Further along 160 we stopped to have a look at the 4 Corners memorial. It isn't clear to us what this memorialises. It is the only place in the US where 4 States meet. Many of the states have straight line boundaries drawn by surveyors without too much regard to communities of interest or the like. The 4 corners is where Utah, Arizona, Colorado and New Mexico meet. The local people are the Navajo. Navajoland covers an area of 71,000 square kilometres. At the 4 corners they have carefully set up the memorial in the middle of a quadrangle of well set up stalls for traders. We tend not to look too closely at such markets and the quality at these was variable but
there was some very nice stuff on sale. We made our contribution to the Navajo economy, pretty confident that the people who took our money would spend it.
The country became increasingly interesting as we headed for Bluff. We pulled up for fuel there. Fuel is becoming less common around this area. A 17 mile trip through the Valley of the Gods was a very worthwhile run with some spectacular rock formations.

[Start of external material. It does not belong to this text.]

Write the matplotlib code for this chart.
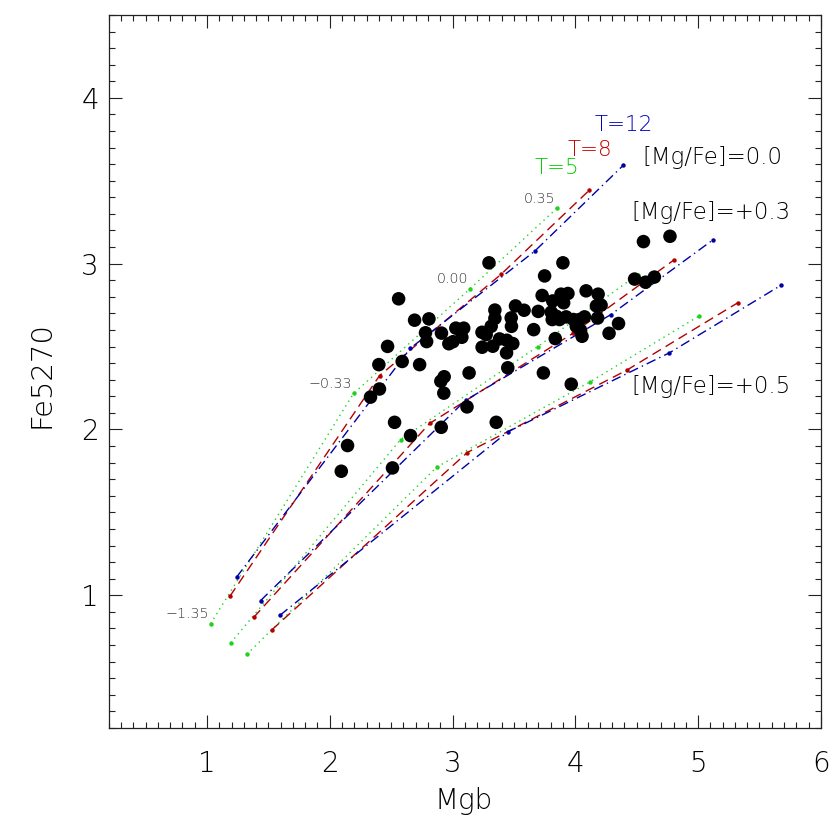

Then we moved into Monument Valley and let me just confirm that it lives up to the billing. We knew it was going to be cold at night but we sucked it up and pitched the tent because we needed to try to remove some of the San Antone pecan sap. Our special new sleeping bags worked well and we were snug as a bug in a rug. It was also handy to have our little heater for the tent. Not wonderfully comfortable but we were pretty good.
Monument Valley is a place where you wander around gaping at the rock and the landscape. You can walk, ride a bike, ride a horse or drive in a car. It was bloody cold so we drove.
Celebrating the dead
El Dia de los Muertos activities at the cemetery
The pictures can tell the story better than me. The place was formed by the force, this time, primarily of water. A lot of water over a long period that washed away a lot of land and left some. It is, of course, the bits that are left that we all look at in wonder.
The Navajo own this area and we decided to take a trip through the Tribal Park which was roughly adjacent to the camping area where were camped. The Visitors Centre was not a particularly welcoming place, although it did have a reasonable exhibition. Unfortunately, the gift shop was full of pretty much the worst of the tourist stuff. The run around through the Park was on a rough road that a conventional, low clearance vehicle would have had some interesting moments with, but the views were great. Wonderful country to look around. A little bit of a pity that they haven't done more with the road so that the environment is better protected. All of the signs ask tourists to take care. It would be good to see the management doing the same thing.
They are forecasting snow at the Grand Canyon and
pretty generally around the region. The Northern Rim was our target but it seems that most of the accommodation is shut down there. More importanly, the road is likely to be closed shortly. We have decided that it would be more sensible to head for the Southern Rim where there may be less snow and more available accommodation.